With that momentum, the Crosstown Concourse team was able to finance the nearly $200 million project cost through more than 30 sources that were a blend of private equity and bank loans, historic and new market tax credits, and local government funds for streetscape and utility improvement among them. And the project also earned the support of the people who would encounter it daily, through community-building arts workshops.
LRK dealt with the scale of the building in part by creating atria throughout the volume, each with its own character, recycling 54 million pounds of concrete in the process. Residential zones on the upper floors benefit from daylit internal porches that reference a common Memphis housing-stock feature.

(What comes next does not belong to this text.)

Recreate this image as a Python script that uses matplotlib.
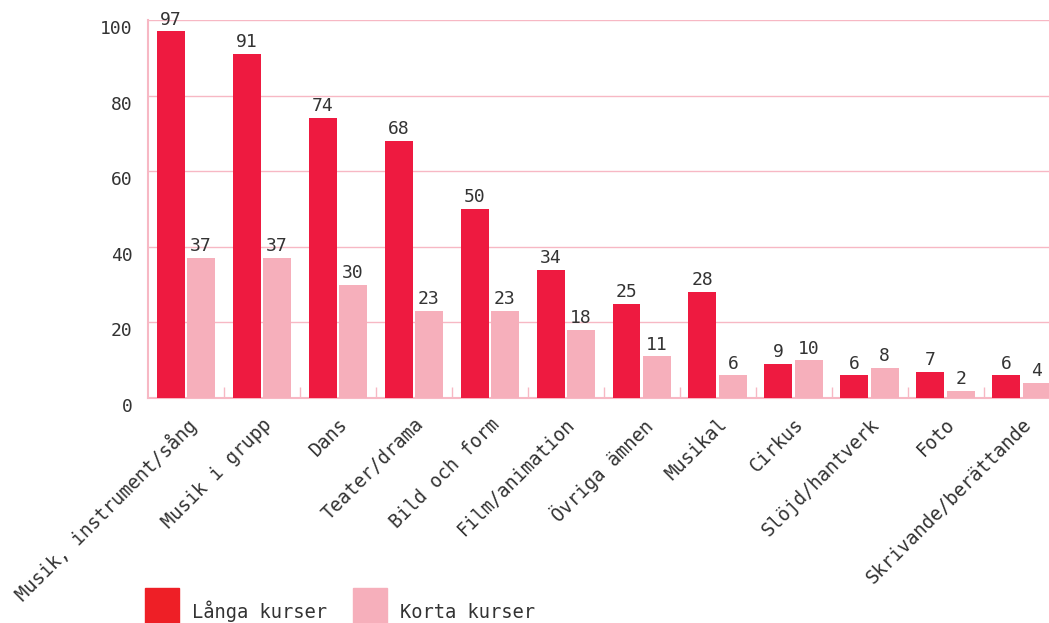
import numpy as np
import matplotlib.pyplot as plt
from matplotlib.patches import Patch
from matplotlib.transforms import ScaledTranslation

categories = ["Musik, instrument/sång", "Musik i grupp", "Dans", "Teater/drama",
              "Bild och form", "Film/animation", "Övriga ämnen", "Musikal", "Cirkus",
              "Slöjd/hantverk", "Foto", "Skrivande/berättande"]
langa = [97, 91, 74, 68, 50, 34, 25, 28, 9, 6, 7, 6]
korta = [37, 37, 30, 23, 23, 18, 11, 6, 10, 8, 2, 4]
series_names = ["Långa kurser", "Korta kurser"]

dark = "#EE1A40"
light = "#F6AFBB"
grid_col = "#F7B8C4"
text_col = "#333333"

plt.rcParams["font.family"] = ["DejaVu Sans Mono"]

fig = plt.figure(figsize=(10.49, 6.23), dpi=100)
# axes runs a little past the right edge, like the original
ax = fig.add_axes([0.141, 0.361, 0.869, 0.607])

x = np.arange(len(categories))
w = 0.368
off = 0.2
b1 = ax.bar(x - off, langa, w, color=dark, zorder=3)
b2 = ax.bar(x + off, korta, w, color=light, zorder=3)
for bars in (b1, b2):
    for rect in bars:
        h = rect.get_height()
        ax.annotate(f"{h:g}", (rect.get_x() + rect.get_width() / 2, h),
                    xytext=(0, 2), textcoords="offset points",
                    ha="center", va="bottom", fontsize=13, color=text_col)

ax.set_xlim(-0.5, len(categories) - 0.5)
ax.set_ylim(0, 100)
ax.set_yticks(range(0, 101, 20))
ax.yaxis.grid(True, color=grid_col, lw=1, zorder=0)
ax.tick_params(axis="y", length=0, pad=11, labelsize=13, labelcolor=text_col)
shift = ScaledTranslation(0, -7 / 100, fig.dpi_scale_trans)
for lab in ax.get_yticklabels():
    lab.set_transform(lab.get_transform() + shift)

ax.set_xticks(x)
ax.set_xticklabels(categories, rotation=45, ha="right", rotation_mode="anchor",
                   fontsize=13.5, color=text_col)
ax.tick_params(axis="x", which="major", length=0, pad=12)
ax.set_xticks(np.arange(0.5, len(categories) - 0.5), minor=True)
ax.tick_params(axis="x", which="minor", direction="in", length=8, color=grid_col, width=1)

for s in ("top", "right"):
    ax.spines[s].set_visible(False)
for s in ("left", "bottom"):
    ax.spines[s].set_color(grid_col)
    ax.spines[s].set_linewidth(1.5)

handles = [Patch(color="#EE1F26"), Patch(color=light)]
leg = fig.legend(handles, series_names, loc="upper left", bbox_to_anchor=(0.122, 0.084),
                 ncol=2, frameon=False, fontsize=13.5, handlelength=1.8, handleheight=2.75,
                 handletextpad=0.7, columnspacing=1.4, labelcolor=text_col)
# labels sit a bit low next to the squares in the original
for t in leg.get_texts():
    t.set_y(-6)

fig.savefig("out.png", dpi=100)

LEED certification was not a project goal at the outset. Retaining the Sears building garnered significant credit toward certification, and incorporating daylighting strategies and recycling concrete put the team well on its way toward achieving not just LEED but LEED Platinum status. Using established best practices and technologies made up the balance, as did the building’s size. Pellicciotti cites the significant thermal mass of the building as “an incredible asset in managing energy efficiency,” contributing to consumption that is 40 percent below the ASHRAE baseline.
As cities grapple with the respective futures of their industrial pasts, they would do well to look at Crosstown Concourse. For this development, the vision was strong and swayed a diverse group of prospective tenants to get on board. From an environmental standpoint, the transformation of the Sears building into a successful venture like Crosstown Concourse turned a white elephant into green one.